LC: Masks feature prominently in many of your paintings. Does it amaze you that as an artist you are peering through the soul, thereby unmasking your subjects? Why is this fondness of incorporating dynamism in characters that shift them to a state where they are not mere portraits but buzzing with life?

JL: I can only try to interpret. We each live within our own interpretation and approximation of the world and each other. No-one truly knows me or anyone else and so there may as well be a mask - the mask being a choice of how one presents oneself, the mask itself being a kind of unmasking. It can be an invitation to look closer than convention allows. It can be a way of displaying oneself as something other, something flamboyant or inscrutable. Sometimes a face I am painting becomes unconvincing, and so I add a mask to lift it out of the bland or commonplace. Since I was a student I have felt seduced by theatricality – in Bowie and Lindsay Kemp, a year I spent in residence with an opera company, my love of Venice and Commedia dell’Arte, friends who are dancers and performers. Thus the mask.


LC: What do you say to yourself when after a hard day’s work your painting fails to satisfy your critical eye? Is there any one piece that is closer to your heart than others?

JL: On a bad day I say to myself, why after all these years have I not learnt how to paint? Each picture presents a new puzzle to be solved, throws up numerous problems. I have not managed to be the kind of artist who has a formula to be repeated with small variations, unfortunately because then I may have had commercial success. Therefore every new work makes me feel I am drowning until I finally salvage something that satisfies me. My most recent work is always the closest to my heart. I could list those I regard as important pieces, but when they are finished and have left my studio I feel distanced from them.


LC: If you are requested to summarise your artistic evolution over the years what would that reveal?

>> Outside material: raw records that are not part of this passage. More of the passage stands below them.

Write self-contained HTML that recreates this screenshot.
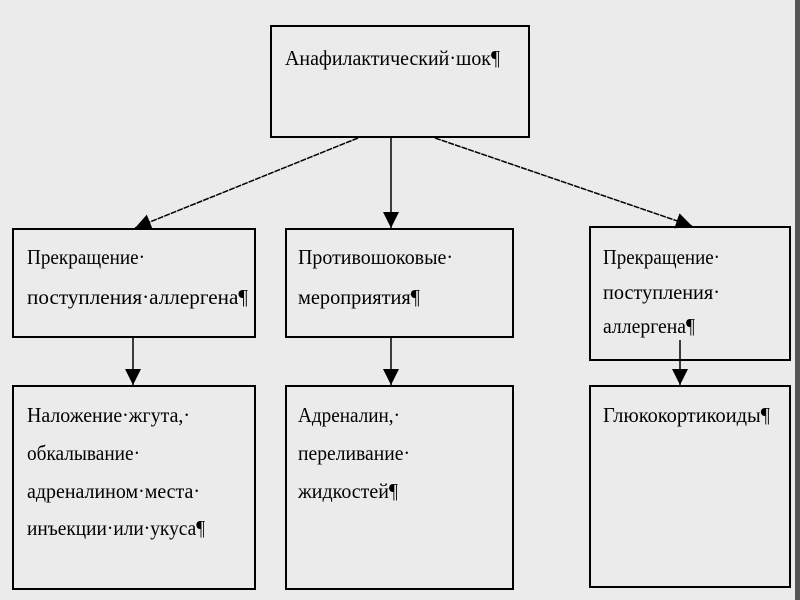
<!DOCTYPE html>
<html><head><meta charset="utf-8"><style>
html,body{margin:0;padding:0;background:#ebebeb;}
svg{display:block;}
text{font-family:"Liberation Serif","DejaVu Serif",serif;font-size:21px;fill:#000;}
</style></head><body>
<svg width="800" height="600" viewBox="0 0 800 600" xmlns="http://www.w3.org/2000/svg">
<rect width="800" height="600" fill="#ebebeb"/>
<rect x="795" y="0" width="5" height="600" fill="#555"/>
<defs>
<marker id="b" markerWidth="16" markerHeight="16" refX="16" refY="8" orient="auto" markerUnits="userSpaceOnUse" viewBox="0 0 16 16"><path d="M0,0 L16,8 L0,16 z" fill="#000"/></marker></defs>
<g fill="none" stroke="#000" stroke-width="2">
<rect x="271" y="26" width="258" height="111"/>
<rect x="13" y="229" width="242" height="108"/>
<rect x="286" y="229" width="227" height="108"/>
<rect x="590" y="227" width="200" height="133"/>
<rect x="13" y="386" width="242" height="203"/>
<rect x="286" y="386" width="227" height="203"/>
<rect x="590" y="386" width="200" height="201"/>
</g>
<g stroke="#000" stroke-width="1.5" fill="none">
<line x1="358" y1="138" x2="135" y2="228" stroke-dasharray="6,1" marker-end="url(#b)"/>
<line x1="391" y1="138" x2="391" y2="228" marker-end="url(#b)"/>
<line x1="435" y1="138" x2="692" y2="226" stroke-dasharray="6,1" marker-end="url(#b)"/>
<line x1="133" y1="338" x2="133" y2="385" marker-end="url(#b)"/>
<line x1="391" y1="338" x2="391" y2="385" marker-end="url(#b)"/>
<line x1="680" y1="340" x2="680" y2="385" marker-end="url(#b)"/>
</g>
<text x="285" y="65" textLength="215" lengthAdjust="spacingAndGlyphs">Анафилактический·шок¶</text>
<text x="27" y="264" textLength="118" lengthAdjust="spacingAndGlyphs">Прекращение·</text>
<text x="27" y="304" textLength="221" lengthAdjust="spacingAndGlyphs">поступления·аллергена¶</text>
<text x="298" y="264" textLength="155" lengthAdjust="spacingAndGlyphs">Противошоковые·</text>
<text x="298" y="304" textLength="122" lengthAdjust="spacingAndGlyphs">мероприятия¶</text>
<text x="603" y="264" textLength="117" lengthAdjust="spacingAndGlyphs">Прекращение·</text>
<text x="603" y="299" textLength="117" lengthAdjust="spacingAndGlyphs">поступления·</text>
<text x="603" y="333" textLength="92" lengthAdjust="spacingAndGlyphs">аллергена¶</text>
<text x="27" y="422" textLength="163" lengthAdjust="spacingAndGlyphs">Наложение·жгута,·</text>
<text x="27" y="460" textLength="113" lengthAdjust="spacingAndGlyphs">обкалывание·</text>
<text x="27" y="498" textLength="173" lengthAdjust="spacingAndGlyphs">адреналином·места·</text>
<text x="27" y="535" textLength="178" lengthAdjust="spacingAndGlyphs">инъекции·или·укуса¶</text>
<text x="298" y="422" textLength="102" lengthAdjust="spacingAndGlyphs">Адреналин,·</text>
<text x="298" y="460" textLength="112" lengthAdjust="spacingAndGlyphs">переливание·</text>
<text x="298" y="498" textLength="100" lengthAdjust="spacingAndGlyphs">жидкостей¶</text>
<text x="603" y="422" textLength="167" lengthAdjust="spacingAndGlyphs">Глюкокортикоиды¶</text>
</svg>
</body></html>
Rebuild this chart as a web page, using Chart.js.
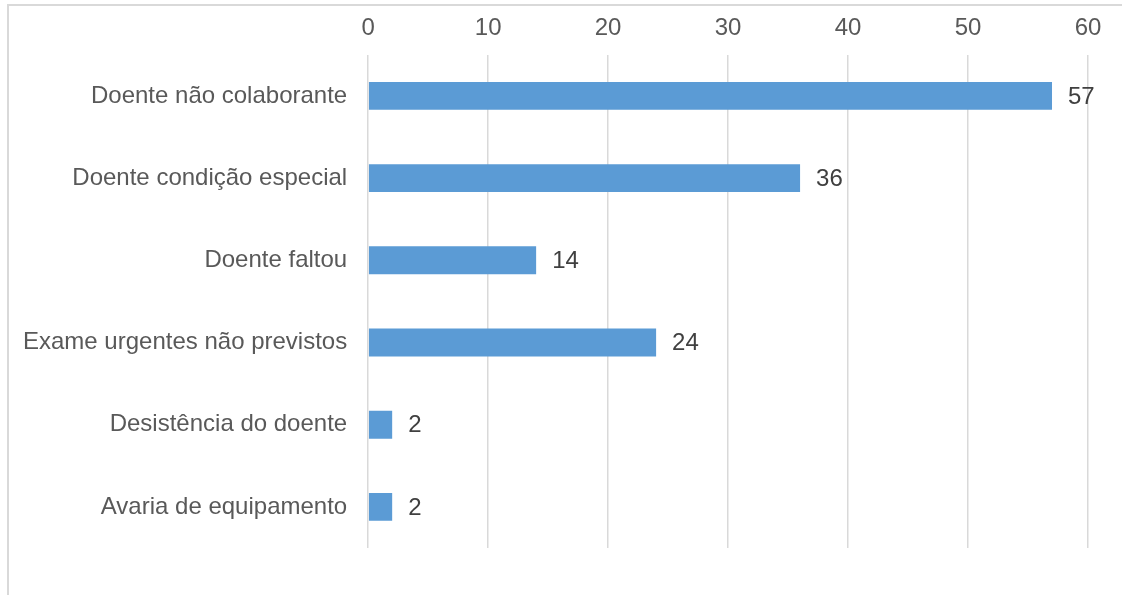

That as a very young artist I was cowed by current fashions in art then gradually and haltingly found my own voice, one that has been alternately strong and faltering over decades. I have spent an artistic lifetime working outside of art trends and drawing on an inner strength and belief drawn from my own created and imagined world, something like an outward expression of the inner fantasy world of a child but tempered by experience. At this mature point of my life I would summarise that I have so far produced a strong and idiosyncratic body of work that has been my reason for being.